La préoccupation de Kafougouna Koné, ministre de l’Administration territoriale et des collectivités locales, était de connaître quel impact le choix de Sikasso aura sur la production cotonnière. Il a toutefois indiqué que, compte tenu du temps, Sikasso et Ségou sont les meilleures zones. Agatham Ag Alassane a justifié la pertinence du choix de Sikasso, où se sont succédées plusieurs générations de paysans et la présence des acteurs de l’Agriculture dans cette région qui abrite le projet AGRA (Révolution verte).
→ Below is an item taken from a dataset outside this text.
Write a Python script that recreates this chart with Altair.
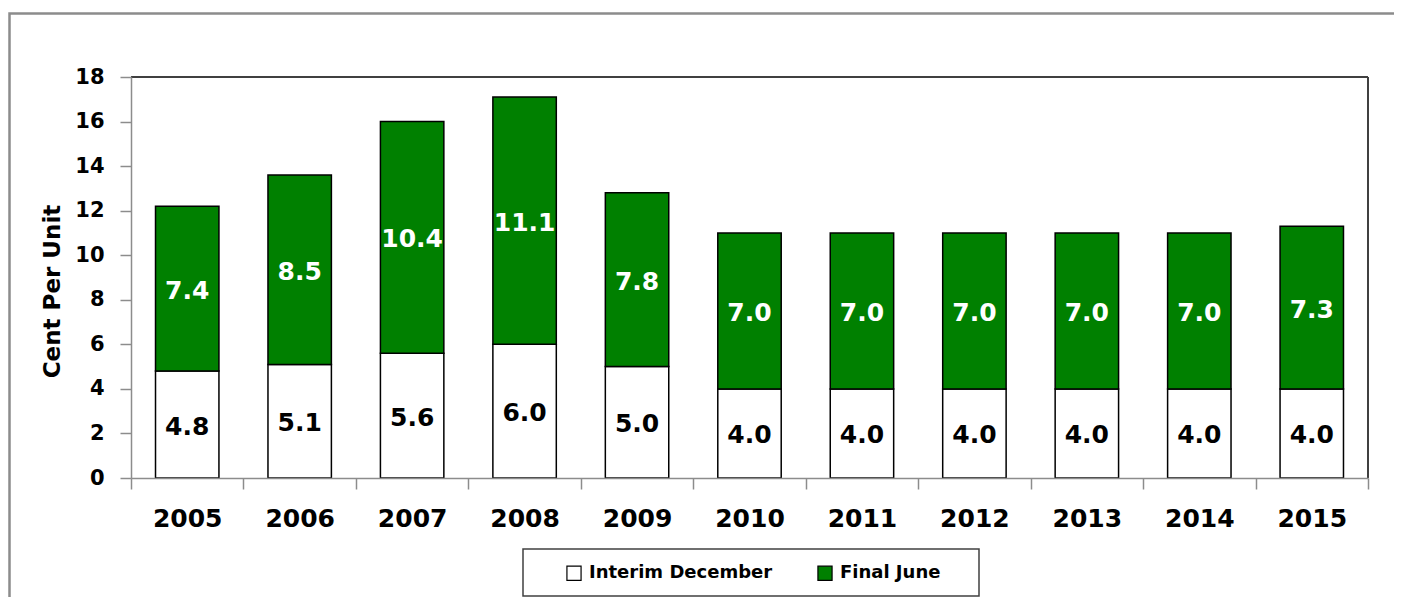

Le secrétaire général du ministère de l’Agriculture, Moussa Léo Sidibé a affirmé que Sikasso a été classé premier compte tenu de son potentiel d’augmentation de production et de sa capacité d’exécution de ce potentiel.
Financement du programme
Concernant le financement, le programme indique : ‘’ le coût total du programme est estimé à 58-75 milliards de Fcfa dont 32-40 milliards de Fcfa d’investissements et 26-35 milliards de Fcfa de coûts de fonctionnement de 2011 à 2017. Le financement du programme sera assuré par une forte contribution du secteur privé stimulé par un investissement et des appuis focalisés du secteur public (Etat et PTF). Ainsi, une contribution publique de l’ordre de 50-65 milliards de Fcfa et la mobilisation d’un fonds de garantie de 7-10 milliards de Fcfa pourront stimuler un investissement privé de 137-185 milliards de Fcfa dont plus de 80% sous forme de crédit bancaire. ‘’ Le Premier ministre, Modibo Sidibé, a félicité la vision et fait remarquer le besoin de couvrir les autres zones agro écologiques et la pertinence d’avoir une approche globale de développement intégré. Il a estimé qu’il faut revoir le système de financement et affiner la prévision budgétaire. Il a, aussi, recommandé de revoir la soutenabilité par une discussion plus poussée avec le ministre de l’Economie et des finances ainsi que l’aspect participatif. Il est toutefois convaincu que le concept est bon.